03/13/2014 Minutes


Jon, Raphael, Susan, Nick, Dominick, Kanika, Raphael, Andrew, Chris, Gavin, Michael , Alex, Eric


Raphael to produce gsimple for Rock files, with preference given to FHC then RHC.
Nate producing Rock overlay file for Jim.


MC: Completed for full set of FD CRY cosmics. Datasets declared and being used by Chris and subsequently Luke V.
SAM Datasets are available for the quota of pclist and pcliststop files:
(added nobad since there are two corrupt files in original dataset)

each containing 10145 files (200events/spill) from an original dataset of 10168.
The files are also available on bluearc local disk:

Database failures were caused by a small glitch in the DB, Web server to serves the validity tables was down for a few minutes.
Minor problem with the retry functionality which isn't implemented correctly.
We haven't put a large enough load on the DB. If we overwhelm the system then we won't have the retry.
Jobs for 3980 files from runs 13150 -13350 were submitted on March 7. 3805 of those jobs ran successfully and produced output in the dropbox mentioned above. The failures in that set may have been caused by intermittent database connection problems. The failures seem to be somewhat back-loaded in terms of job run time.

Another 3990 jobs for all files processed from run 13350 onward were submitted on March 9. The vast majority of those jobs failed due to widespread database connection problems. Only 54 pairs of pchits/pchitsstop files arrived in the dropbox.

The cause of the database problems are unknown, but may have been related to a (late day March 7) backport to the S13-03-06 tag that changed the database address from prod to dev. On March 10, the tag was again patched to point to a web-cache port (8081) rather than the default port (8084).

The jobs for runs 13350 and onward (3990 total) were resubmitted on the morning of March 11. With a concurrency maximum of ~1100, the jobs have been proceeding without any database troubles. Since output from some of these files has already been recognized by FTS, they could not be put directly in the dropbox mentioned above. Instead, they are being placed in a temporary dropbox, namely: /nova/prod/pchits/data_not_dropbox/.
Dominick will now send the files to the official dropbox so that they get picked up by the FTS.

FTS VM overwhelmed

Handles all file transfers and queries and was getting clogged up dumping metadata from files and sam_metadata_dumper suck up a core for hours. Increasing CPU processes is one solution. Want to make sam_metadata_dumper use xrootd to read files and bypasses Bluearc. Looks like the xroot issue is resolved


Possible to make a snapshot and make a dataset with the snapshot ID.
Joao has processed to add goodruns metadata field to raw2root files.
I now see (somehow missed it earlier) the dq.isgoodrun: true being set for good subruns.

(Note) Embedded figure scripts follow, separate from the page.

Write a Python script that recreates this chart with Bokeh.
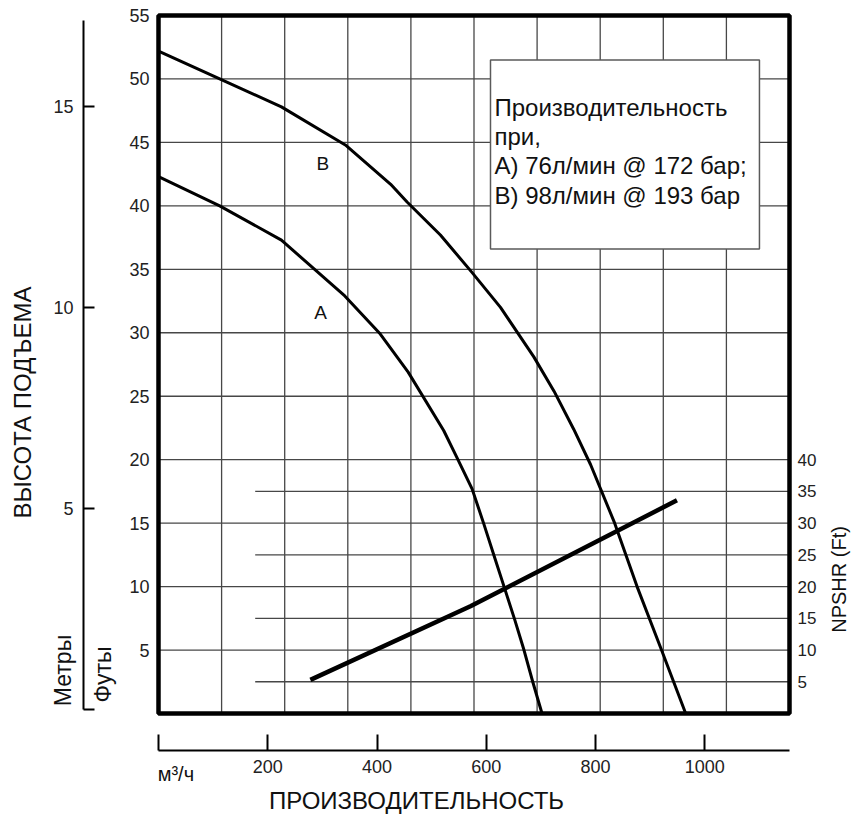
import math
from bokeh.plotting import figure
from bokeh.models import Range1d, LinearAxis, FixedTicker, BoxAnnotation, Label
from bokeh.embed import file_html
from bokeh.resources import INLINE

# ---- data ----
# flow in m3/h, head in feet
flow_a = [0, 112, 225, 341, 406, 457, 522, 547, 574, 595, 616, 634, 652, 669, 685, 702]
head_a = [42.3, 40.0, 37.3, 32.9, 29.9, 26.9, 22.3, 20.1, 17.7, 15.0, 12.2, 9.8, 7.4, 5.0, 2.5, 0.0]
flow_b = [0, 112, 225, 342, 425, 455, 516, 573, 626, 687, 724, 760, 791, 835, 876, 919, 965]
head_b = [52.2, 50.0, 47.8, 44.8, 41.7, 40.3, 37.7, 34.8, 32.0, 28.1, 25.4, 22.4, 19.6, 15.0, 10.0, 5.2, 0.0]
flow_npshr = [278, 571, 949]
npshr_ft = [5.3, 16.9, 33.6]

feet_ticks = [5, 10, 15, 20, 25, 30, 35, 40, 45, 50, 55]
meter_ticks = [0, 5, 10, 15]
npshr_ticks = [5, 10, 15, 20, 25, 30, 35, 40]
flow_ticks = [0, 200, 400, 600, 800, 1000]
grid_flow = [115.5, 231, 346.5, 462, 577.5, 693, 808.5, 924, 1039.5]
grid_feet = [5, 10, 15, 20, 25, 30, 35, 40, 45, 50]
npshr_minor = [5, 15, 25, 35]
box_lines = ["Производительность", "при,", "A) 76л/мин @ 172 бар;", "B) 98л/мин @ 193 бар"]

FONT = "Liberation Sans"
GRID = "#474747"

# ---- layout (pixels) ----
W, H = 852, 815
FL, FR, FT, FB = 158, 789, 15, 713      # chart box in canvas pixels
QMAX, HMAX = 1155, 55
sx = (FR - FL) / QMAX                    # px per m3/h
sy = (FB - FT) / HMAX                    # px per ft
M0, SM = 709, 40.2                       # meters axis: px of 0 m, px per m

p = figure(width=W, height=H,
           x_range=Range1d(-FL / sx, (W - FL) / sx),
           y_range=Range1d(-(H - FB) / sy, FB / sy),
           x_axis_location=None, y_axis_location=None, toolbar_location=None,
           output_backend="svg", min_border=0)
p.outline_line_color = None
p.xgrid.visible = False
p.ygrid.visible = False
p.extra_y_ranges = {"m": Range1d(-(H - M0) / SM, M0 / SM),
                    "npshr": Range1d(-2 * (H - FB) / sy, 2 * FB / sy)}

# grid
n = len(grid_flow)
p.segment(x0=grid_flow, y0=[0] * n, x1=grid_flow, y1=[HMAX] * n, line_color=GRID, line_width=1.3)
n = len(grid_feet)
p.segment(x0=[0] * n, y0=grid_feet, x1=[QMAX] * n, y1=grid_feet, line_color=GRID, line_width=1.3)
n = len(npshr_minor)
p.segment(x0=[177] * n, y0=npshr_minor, x1=[QMAX] * n, y1=npshr_minor,
          y_range_name="npshr", line_color=GRID, line_width=1.3)

def style(ax, size="18px"):
    ax.major_label_text_font = FONT
    ax.major_label_text_font_size = size
    ax.major_label_text_color = "#222222"
    ax.minor_tick_line_color = None

# feet axis
fa = LinearAxis(fixed_location=0, ticker=FixedTicker(ticks=feet_ticks), axis_line_color=None,
                major_tick_in=0, major_tick_out=0, major_tick_line_color=None,
                major_label_standoff=9)
style(fa)
p.add_layout(fa, "left")

# meters axis
ma = LinearAxis(y_range_name="m", fixed_location=(83 - FL) / sx, bounds=(0, 17.14),
                ticker=FixedTicker(ticks=meter_ticks), major_label_overrides={0: ""},
                major_tick_in=11, major_tick_out=0, major_tick_line_width=2,
                axis_line_width=2, major_label_standoff=10)
style(ma)
p.add_layout(ma, "left")

# NPSHR axis
na = LinearAxis(y_range_name="npshr", fixed_location=QMAX, ticker=FixedTicker(ticks=npshr_ticks),
                axis_line_color=None, major_tick_in=0, major_tick_out=0,
                major_tick_line_color=None, major_label_standoff=8)
style(na, "17px")
p.add_layout(na, "right")

# flow axis
qa = LinearAxis(fixed_location=(FB - 750) / sy, bounds=(0, QMAX), ticker=FixedTicker(ticks=flow_ticks),
                major_label_overrides={0: ""}, major_tick_in=16, major_tick_out=0,
                major_tick_line_width=2, axis_line_width=2, major_label_standoff=9)
style(qa)
p.add_layout(qa, "below")

# curves
p.line(flow_a, head_a, line_color="black", line_width=3, line_join="round")
p.line(flow_b, head_b, line_color="black", line_width=3, line_join="round")
p.line(flow_npshr, npshr_ft, y_range_name="npshr", line_color="black", line_width=4.5, line_join="round")

# info box
p.add_layout(BoxAnnotation(left=607.7, right=1100, bottom=36.6, top=51.5,
                           fill_color="white", fill_alpha=1, line_color="#5a5a5a",
                           line_alpha=1, line_width=1.5))
for i, t in enumerate(box_lines):
    p.add_layout(Label(x=615, y=47.75 - i * 2.3, text=t, text_font=FONT, text_font_size="24px",
                       text_baseline="middle", text_align="left", text_color="#111111"))

# chart border
p.add_layout(BoxAnnotation(left=0, right=QMAX, bottom=0, top=HMAX, fill_alpha=0,
                           line_color="black", line_alpha=1, line_width=4.5))

def lab(x, y, t, size, angle=0.0, align="center"):
    p.add_layout(Label(x=x, y=y, text=t, text_font=FONT, text_font_size=size, angle=angle,
                       text_align=align, text_baseline="middle", text_color="#111111"))

lab(301, 43.3, "B", "19px")
lab(296.5, 31.6, "A", "19px")
lab(-248.9, 24.5, "ВЫСОТА ПОДЪЕМА", "24px", math.pi / 2)
lab(-174.8, 3.39, "Метры", "23px", math.pi / 2)
lab(-101.6, 3.07, "Футы", "23px", math.pi / 2)
lab(1245.6, 10.56, "NPSHR (Ft)", "20px", math.pi / 2)
lab(-1.5, -4.73, "м³/ч", "20px", 0.0, "left")
lab(472.3, -6.85, "ПРОИЗВОДИТЕЛЬНОСТЬ", "24px")

open("out.html", "w").write(file_html(p, INLINE))
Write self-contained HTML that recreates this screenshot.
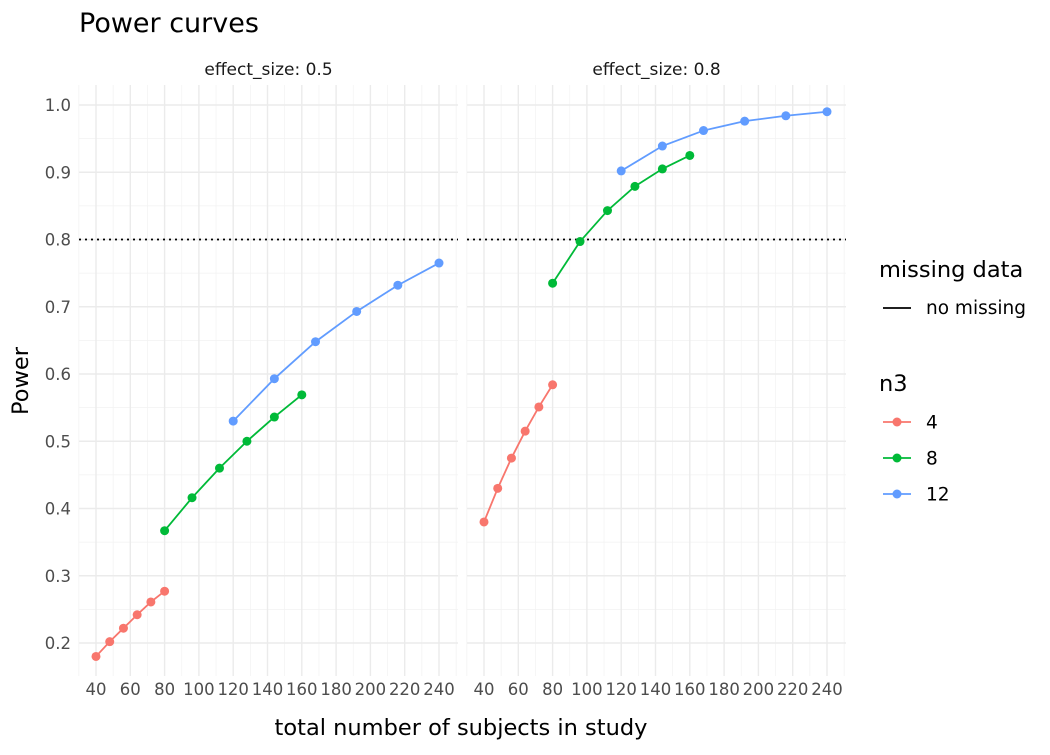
<!DOCTYPE html>
<html><head><meta charset="utf-8">
<style>
body{margin:0;background:#fff;}
svg text{font-family:"DejaVu Sans","Liberation Sans",sans-serif;}
</style></head>
<body>
<svg id="chart" width="1050" height="750" xmlns="http://www.w3.org/2000/svg">
<rect width="1050" height="750" fill="#fff"/>
<text x="79" y="32" font-size="27" fill="#000">Power curves</text>
<g id="plot"></g>
<text x="461" y="735" font-size="22.5" text-anchor="middle" fill="#000">total number of subjects in study</text>
<text transform="translate(28,381) rotate(-90)" font-size="22.5" text-anchor="middle" fill="#000">Power</text>
<g>
<text x="879" y="277" font-size="22.5">missing data</text>
<line x1="883" y1="308" x2="911" y2="308" stroke="#000" stroke-width="1.8"/>
<text x="926" y="314" font-size="18.5">no missing</text>
<text x="879" y="391" font-size="22.5">n3</text>
<g id="legn3"></g>
</g>
</svg>
<script>
const xValues4 = [40,48,56,64,72,80];
const xValues8 = [80,96,112,128,144,160];
const xValues12 = [120,144,168,192,216,240];
const panels = ["effect_size: 0.5","effect_size: 0.8"];
const power05_n4 = [0.180,0.202,0.222,0.242,0.261,0.277];
const power05_n8 = [0.367,0.416,0.460,0.500,0.536,0.569];
const power05_n12 = [0.530,0.593,0.648,0.693,0.732,0.765];
const power08_n4 = [0.380,0.430,0.475,0.515,0.551,0.584];
const power08_n8 = [0.735,0.797,0.843,0.879,0.905,0.925];
const power08_n12 = [0.902,0.939,0.962,0.976,0.984,0.990];
const n3Labels = ["4","8","12"];
const xTicks = [40,60,80,100,120,140,160,180,200,220,240];
const yTicks = [0.2,0.3,0.4,0.5,0.6,0.7,0.8,0.9,1.0];
const yMinor = [0.25,0.35,0.45,0.55,0.65,0.75,0.85,0.95];
const threshold = 0.8;

const NS="http://www.w3.org/2000/svg";
const colors=["#F8766D","#00BA38","#619CFF"];
const panelLeft=[79,467], panelW=379, plotTop=85, plotBottom=676;
function xs(p,v){return panelLeft[p]+17+(v-40)*1.715;}
function ys(v){return 643-(v-0.2)*672.5;}
function el(tag,attrs,parent){const e=document.createElementNS(NS,tag);for(const k in attrs)e.setAttribute(k,attrs[k]);parent.appendChild(e);return e;}
const plot=document.getElementById('plot');
const series=[[power05_n4,power05_n8,power05_n12],[power08_n4,power08_n8,power08_n12]];
const xsets=[xValues4,xValues8,xValues12];
for(let p=0;p<2;p++){
  const L=panelLeft[p];
  const g=el('g',{},plot);
  
  
  for(let v=30;v<=250;v+=20){el('line',{x1:xs(p,v),x2:xs(p,v),y1:plotTop,y2:plotBottom,stroke:'#f2f2f2','stroke-width':0.7},g);}
  yMinor.forEach(v=>{el('line',{x1:L,x2:L+panelW,y1:ys(v),y2:ys(v),stroke:'#f2f2f2','stroke-width':0.7},g);});
  xTicks.forEach(v=>{el('line',{x1:xs(p,v),x2:xs(p,v),y1:plotTop,y2:plotBottom,stroke:'#ebebeb','stroke-width':1.4},g);
    const t=el('text',{x:xs(p,v),y:695,'font-size':16.5,'text-anchor':'middle',fill:'#4d4d4d'},g);t.textContent=v;
    });
  yTicks.forEach(v=>{el('line',{x1:L,x2:L+panelW,y1:ys(v),y2:ys(v),stroke:'#ebebeb','stroke-width':1.4},g);
    if(p===0){const t=el('text',{x:71,y:ys(v)+6,'font-size':16.5,'text-anchor':'end',fill:'#4d4d4d'},g);t.textContent=v.toFixed(1);
    }});
  const st=el('text',{x:L+panelW/2,y:75,'font-size':17,'text-anchor':'middle',fill:'#1a1a1a'},g);st.textContent=panels[p];
  
  const th=el('line',{x1:L,x2:L+panelW,y1:ys(threshold),y2:ys(threshold),stroke:'#000','stroke-width':1.8,'stroke-dasharray':'2,4'},g);
  
  for(let s=0;s<3;s++){
    const xv=xsets[s],yv=series[p][s];
    const pts=xv.map((x,i)=>xs(p,x)+','+ys(yv[i])).join(' ');
    const pl=el('polyline',{points:pts,fill:'none',stroke:colors[s],'stroke-width':1.8},g);
    
    xv.forEach((x,i)=>{const c=el('circle',{cx:xs(p,x),cy:ys(yv[i]),r:4.5,fill:colors[s]},g);
      });
  }
}
const lg=document.getElementById('legn3');
n3Labels.forEach((lab,i)=>{const y=422+i*36;
  el('line',{x1:883,x2:911,y1:y,y2:y,stroke:colors[i],'stroke-width':1.8},lg);
  el('circle',{cx:897,cy:y,r:4.5,fill:colors[i]},lg);
  const t=el('text',{x:926,y:y+6.5,'font-size':18.5},lg);t.textContent=lab;
  });
</script>
</body></html>
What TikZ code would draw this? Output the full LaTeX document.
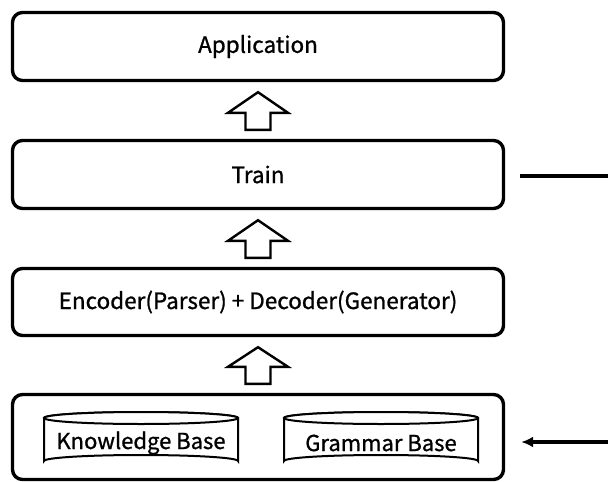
\documentclass[tikz,border=0pt]{standalone}
\usepackage{fontspec}
\setmainfont{Noto Sans CJK SC}[FakeBold=1]
\usetikzlibrary{calc,arrows.meta}
\begin{document}
\begin{tikzpicture}[x=1pt,y=-1pt,
  layer/.style={draw, line width=3.4pt, rounded corners=10pt, minimum width=491pt, inner sep=0pt, font=\fontsize{22.5}{26}\selectfont},
  dbtext/.style={font=\fontsize{22}{26}\selectfont, inner sep=0pt},
  blockarrow/.style={draw, line width=2.4pt, fill=white, line join=miter},
  cyl/.style={draw, line width=2pt, fill=white},
  conn/.style={line width=3.2pt}]
\useasboundingbox (0,0) rectangle (608,482);
% layers
\node[layer, minimum height=68pt] (app) at (258,46.5) {Application};
\node[layer, minimum height=68pt] (train) at (258,174.5) {Train};
\node[layer, minimum height=67pt] (enc) at (258,302) {Encoder(Parser) + Decoder(Generator)};
\node[layer, minimum height=85pt] (kb) at (258,437) {};
% block arrows
\foreach \lo/\hi in {train/app, enc/train, kb/enc}{
  \coordinate (b) at ($(\lo.north)+(0,-9)$);
  \coordinate (t) at ($(\hi.south)+(0,10)$);
  \draw[blockarrow] ($(b)+(-12.5,0)$) -- ($(b)+(12.5,0)$) -- ($(b)+(12.5,-17)$) -- ($(b)+(30,-17)$)
     -- (t) -- ($(b)+(-30,-17)$) -- ($(b)+(-12.5,-17)$) -- cycle;
}
% cylinders
\foreach \name/\cx/\lab in {know/141/Knowledge Base, gram/381/Grammar Base}{
  \draw[cyl] (\cx-97,418) -- (\cx-97,461) arc[start angle=180, end angle=360, x radius=97, y radius=6]
     -- (\cx+97,418) arc[start angle=0, end angle=-180, x radius=97, y radius=6] -- cycle;
  \draw[cyl] (\cx,418) ellipse[x radius=97, y radius=6];
  \node[dbtext] (\name) at (\cx,443) {\lab};
}
% side connectors
\coordinate (trainout) at (608,176);
\coordinate (kbin) at (608,442);
\draw[conn] ($(train.east)+(15,1.5)$) -- (trainout);
\draw[conn, -{Latex[length=12pt,width=11pt]}] (kbin) -- ($(kb.east)+(16,5)$);
\end{tikzpicture}
\end{document}
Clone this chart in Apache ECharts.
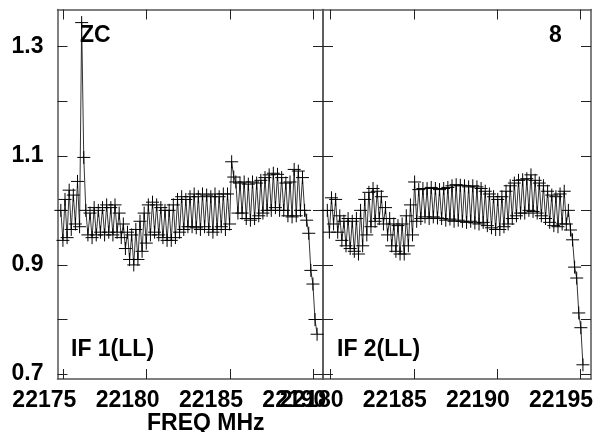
<!DOCTYPE html>
<html>
<head>
  <meta charset="utf-8">
  <title>ZC 8</title>
  <script src="https://cdn.jsdelivr.net/npm/echarts@6.0.0/dist/echarts.min.js"></script>
  <style>
    body { margin: 0; padding: 0; background: #fff; }
    #main { width: 598px; height: 432px; }
  </style>
</head>
<body>
  <div id="main"></div>
  <script type="text/javascript">
    // channel frequencies: start (MHz) and channel width per IF
    var if1Start = 22174.85
    var if2Start = 22179.8
    var chanWidth = 0.25

    // amplitude, top and bottom of each channel's swing
    var if1Upper = [1.00, 1.02, 1.037, 1.028, 1.053, 1.344, 1.00, 0.995, 1.005, 1.00,
      1.005, 1.01, 1.005, 1.01, 0.995, 0.975, 0.96, 0.955, 0.965, 0.98,
      0.995, 1.01, 1.015, 1.01, 1.005, 1.00, 1.00, 1.01, 1.02, 1.025,
      1.02, 1.025, 1.03, 1.025, 1.03, 1.028, 1.025, 1.03, 1.025, 1.03,
      1.03, 1.089, 1.052, 1.05, 1.052, 1.048, 1.052, 1.05, 1.055, 1.06,
      1.065, 1.068, 1.066, 1.06, 1.05, 1.052, 1.075, 1.072, 1.06, 0.982,
      0.89, 0.80]
    var if1Lower = [0.945, 0.95, 0.965, 0.975, 0.97, 1.097, 0.955, 0.95, 0.955, 0.96,
      0.955, 0.96, 0.955, 0.96, 0.95, 0.93, 0.91, 0.90, 0.91, 0.925,
      0.94, 0.955, 0.96, 0.955, 0.95, 0.945, 0.945, 0.95, 0.96, 0.965,
      0.97, 0.97, 0.968, 0.965, 0.97, 0.965, 0.96, 0.965, 0.97, 0.965,
      0.975, 1.061, 0.995, 0.995, 0.985, 0.982, 0.985, 0.99, 0.995, 1.0,
      1.0, 1.005, 1.0, 1.0, 0.99, 0.988, 0.99, 1.0, 1.0, 0.958,
      0.865, 0.773]

    var if2Upper = [1.00, 1.023, 1.02, 0.99, 0.98, 0.985, 0.98, 0.985, 1.00, 1.02,
      1.033, 1.04, 1.035, 1.025, 1.005, 0.985, 0.975, 0.972, 0.975, 0.99,
      1.01, 1.052, 1.038, 1.04, 1.04, 1.042, 1.04, 1.038, 1.04, 1.042,
      1.045, 1.047, 1.046, 1.045, 1.043, 1.045, 1.043, 1.04, 1.035, 1.03,
      1.025, 1.02, 1.025, 1.035, 1.045, 1.05, 1.055, 1.056, 1.058, 1.065,
      1.055, 1.05, 1.045, 1.035, 1.028, 1.025, 1.03, 1.035, 1.00, 0.946,
      0.876, 0.785]
    var if2Lower = [0.96, 0.975, 0.96, 0.945, 0.935, 0.93, 0.925, 0.92, 0.935, 0.955,
      0.97, 0.98, 0.985, 0.975, 0.955, 0.935, 0.925, 0.92, 0.92, 0.935,
      0.955, 0.98, 0.985, 0.988, 0.985, 0.988, 0.986, 0.985, 0.982, 0.984,
      0.98, 0.982, 0.98, 0.978, 0.98, 0.977, 0.975, 0.978, 0.972, 0.968,
      0.965, 0.965, 0.97, 0.975, 0.985, 0.99, 0.995, 0.995, 1.0, 0.998,
      0.995, 0.99, 0.985, 0.978, 0.972, 0.97, 0.975, 0.975, 0.964, 0.896,
      0.812, 0.717]

    var yTicks = [0.7, 0.8, 0.9, 1.0, 1.1, 1.2, 1.3]
    var yLabels = [0.7, 0.9, 1.1, 1.3]
    var x1Ticks = [22175, 22180, 22185, 22190]
    var x2Ticks = [22180, 22185, 22190, 22195]

    var yMin = 0.691, yMax = 1.368
    var x1Min = 22174.65, x1Max = 22190.58
    var x2Min = 22179.54, x2Max = 22195.66

    function zigzag(start, upper, lower) {
      var pts = []
      for (var i = 0; i < upper.length; i++) {
        pts.push([start + i * chanWidth, upper[i]])
        pts.push([start + (i + 0.5) * chanWidth, lower[i]])
      }
      return pts
    }

    var font = 'Liberation Sans, Arial, sans-serif'
    var fontSize = 23
    var axisCol = '#555'

    function xAx(grid, min, max, ticks, pos, labels) {
      return {
        type: 'value', gridIndex: grid, min: min, max: max, position: pos,
        axisLine: { show: true, onZero: false, lineStyle: { color: axisCol, width: 1.5 } },
        axisTick: { show: true, inside: true, length: 10, customValues: ticks, lineStyle: { color: '#222', width: 1 } },
        axisLabel: {
          show: labels, customValues: ticks, margin: 10, padding: [0, 38, 0, 0],
          color: '#000', fontSize: fontSize, fontWeight: 'bold', fontFamily: font,
          formatter: function (v) { return String(v) }
        },
        splitLine: { show: false }
      }
    }
    function yAx(grid, pos, labels) {
      return {
        type: 'value', gridIndex: grid, min: yMin, max: yMax, position: pos,
        axisLine: { show: true, onZero: false, lineStyle: { color: axisCol, width: 1.5 } },
        axisTick: { show: true, inside: true, length: 10, customValues: yTicks, lineStyle: { color: '#222', width: 1 } },
        axisLabel: {
          show: labels, customValues: yLabels, margin: 14, color: '#000',
          fontSize: fontSize, fontWeight: 'bold', fontFamily: font,
          formatter: function (v) { return v.toFixed(1) }
        },
        splitLine: { show: false }
      }
    }

    var plus = 'path://M0,5L10,5M5,0L5,10'
    function series(x, y, data) {
      return {
        type: 'line', xAxisIndex: x, yAxisIndex: y, data: data,
        symbol: plus, symbolSize: 13, showAllSymbol: true,
        lineStyle: { color: '#000', width: 0.8 },
        itemStyle: { color: 'transparent', borderColor: '#000', borderWidth: 1 },
        animation: false
      }
    }

    var txt = 'bold ' + fontSize + 'px ' + font
    var chart = echarts.init(document.getElementById('main'))
    chart.setOption({
      animation: false,
      grid: [
        { left: 57.5, top: 9.5, width: 265.5, height: 369.5 },
        { left: 323, top: 9.5, width: 268, height: 369.5 }
      ],
      xAxis: [
        xAx(0, x1Min, x1Max, x1Ticks, 'bottom', true),
        xAx(0, x1Min, x1Max, x1Ticks, 'top', false),
        xAx(1, x2Min, x2Max, x2Ticks, 'bottom', true),
        xAx(1, x2Min, x2Max, x2Ticks, 'top', false)
      ],
      yAxis: [
        yAx(0, 'left', true),
        yAx(0, 'right', false),
        yAx(1, 'left', false),
        yAx(1, 'right', false)
      ],
      series: [
        series(0, 0, zigzag(if1Start, if1Upper, if1Lower)),
        series(2, 2, zigzag(if2Start, if2Upper, if2Lower))
      ],
      graphic: [
        { type: 'text', left: 80, top: 24, style: { text: 'ZC', font: txt, fill: '#000' } },
        { type: 'text', left: 549, top: 24, style: { text: '8', font: txt, fill: '#000' } },
        { type: 'text', left: 71, top: 338, style: { text: 'IF 1(LL)', font: txt, fill: '#000' } },
        { type: 'text', left: 337, top: 338, style: { text: 'IF 2(LL)', font: txt, fill: '#000' } },
        { type: 'text', left: 147, top: 412, style: { text: 'FREQ MHz', font: txt, fill: '#000' } }
      ]
    })
  </script>
</body>
</html>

Can query SAM for a list of files with this field set in Data:

% samweb -e nova list-files "dq.isgoodrun true and data_tier pclist and calibration.base_release S14-03-06" 


Filenames have a descriptor field that helps one decipher what a file refers to. Several different patterns are possible which makes it difficult to make a dynamic file renaming scheme. Implement a simulated.label which is the correct for the specific type of generation one has done - but datasets. Script works on regular expressions.

OASIS server issues

Everyone had a certificate that expired and getting a new certificate wasn't sufficient. Incorrect person was flagged as the VO manager.
Opened a ticket , confirmation that update is over - but looks like the files haven't propagated. Raphael working with Scott Teige to understand why. Plans to change the update process to a similar system on novacfs - where it is clear the update is done. Maybe 5 hours


Adam to add some checks for IsZombie and corruption to filter out bad file outputs. This won't catch the files that have the TStreamer/TBasket errors. Nor would a simple eventdump. Chris reports that these can fail after X events (X>10) and eventdump default checks only first ten events. Perhaps we should run eventdump on all files. Verify if this is viable to run over whole file without adding significant processing time.

Outstanding Issues

Went through the issue tracker list. See Issue tracker for any updates.